Infrared inspections of mechanical systems can be challenging. Working knowledge of the machinery or component is absolutely necessary to successfully interpret these images. This is especially true when inspecting hydraulic systems which are some of the most widely used pieces of equipment in plant operations.
Now, when I am talking about hydraulics, I am not just describing a system that causes an actuator to move up and down or a fluid-powered motor to rotate. What I mean is any process that uses fluids to do work or accomplish some sort of task. Most all fluid moving systems have similar components.
Use infrared to detect fluid levels. Also, with the right span setting, contaminates such as solids, water or foam can be detected thermally. Sediment, foam, water, or even dissimilar fluids have different thermal capacitances that in turn affect the surface temperature of the reservoir, creating thermal differences which we can detect on the wall of the tank (figure 1).
These can be inspected by first looking for abnormal temperatures by comparing similar pumps. Abnormal pump temperatures can be a result of over or under pressure, abnormal flow, cavitation, internal wear, and others. It is best to use a trending methodology when inspecting pumps where you monitor images of that pump over time and look for any changes in the pattern (figure 2).

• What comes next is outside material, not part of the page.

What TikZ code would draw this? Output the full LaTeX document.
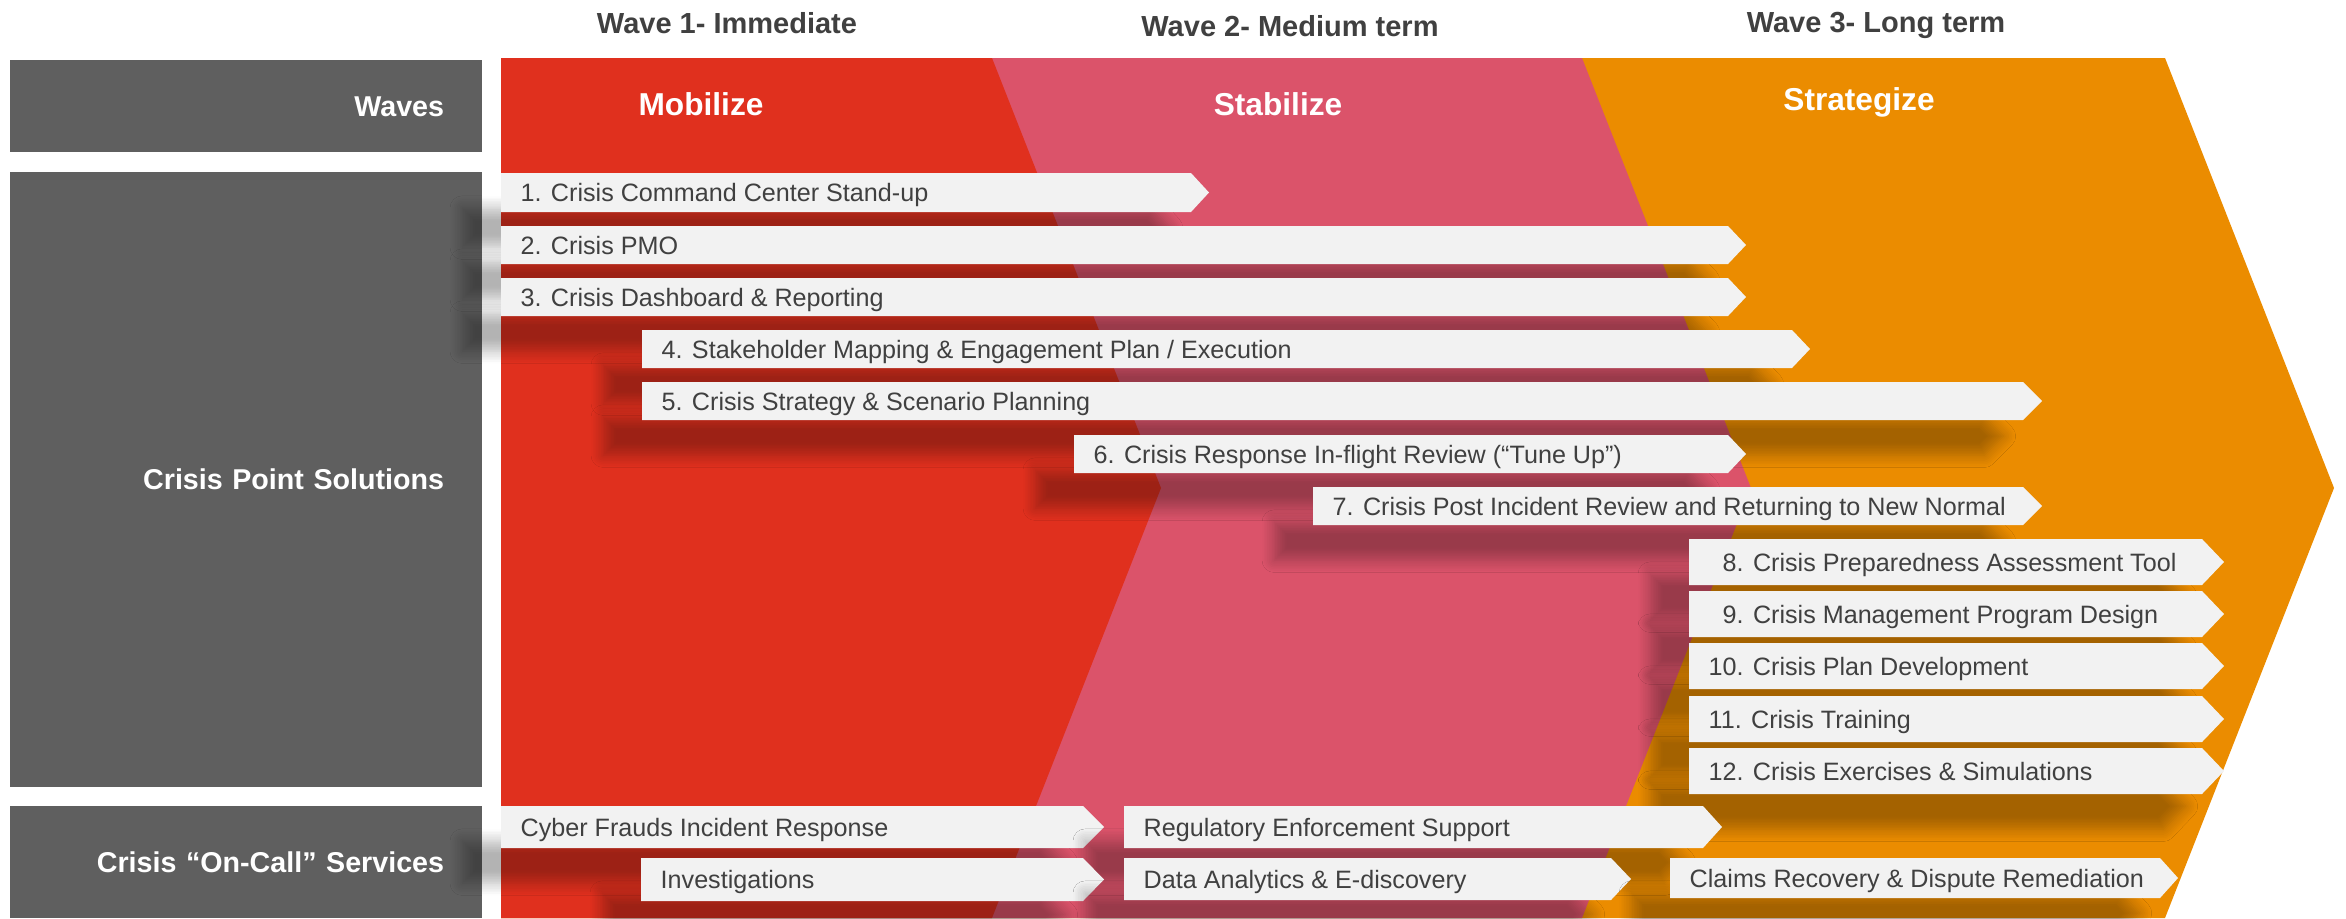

Most filters are equipped with a bypass valve. The theory for having a bypass valve placed in a filter is that it is better to have dirty oil moving in the system than no oil at all. The filter body should appear to be around the same temperature as the rest of the system. If a filter appears cooler it may be the result of a dirty filter, air lock, or a stuck bypass valve (figure 3).
An accumulator, used to store fluid energy, can make up the difference between what flow a pump can produce and the flow needed to do the work. By using an accumulator, a smaller pump can be installed, saving in both the cost of the pump and the energy used to drive it. There are a few different kinds of accumulator designs, such as piston, bladder, and diaphragm. All of which use a gas charge (normally nitrogen) to push the oil out of the accumulator. No matter what type of accumulator is being inspected, the same thermal pattern should be expected if the system is relying on the accumulator for proper operation. A thermal difference should be seen between where the hydraulic oil is walled off, or separated, from the gas fill. The oil side should be warmer than the gas side. If the accumulator appears to be close to the same temperature throughout its length, it is most likely not functioning properly. Only one of the four accumulators in the above image is working properly (figure 4).
Properly operating heat exchangers should exhibit a temperature drop across the inlets to outlets of the fluid being cooled. The cooling medium should show a temperature rise from inlet to outlet, indicating it is carrying the heat away from the system. This rise or drop, depending on the section of heat exchanger you are viewing, will normally be no more than 10 to 20 degrees. Check with the system designer to verify proper temperatures (figure 5).
It is possible to inspect values with infrared but an alternative technology such as ultrasonics might be a better tool. When inspecting valves for proper operation with IR you must know the flow pattern. Understanding this will allow the inspector to look for thermal patterns that verify where the warm fluid is passing or not passing. In some cases, you may find that the system indicates it is running, but no work is being accomplished. Just because the motor is running, and the pump is operating it doesn’t necessarily mean that the system is operating. Knowing what to look for and where to look is critical to a fluid system inspection with thermal imaging (figure 6).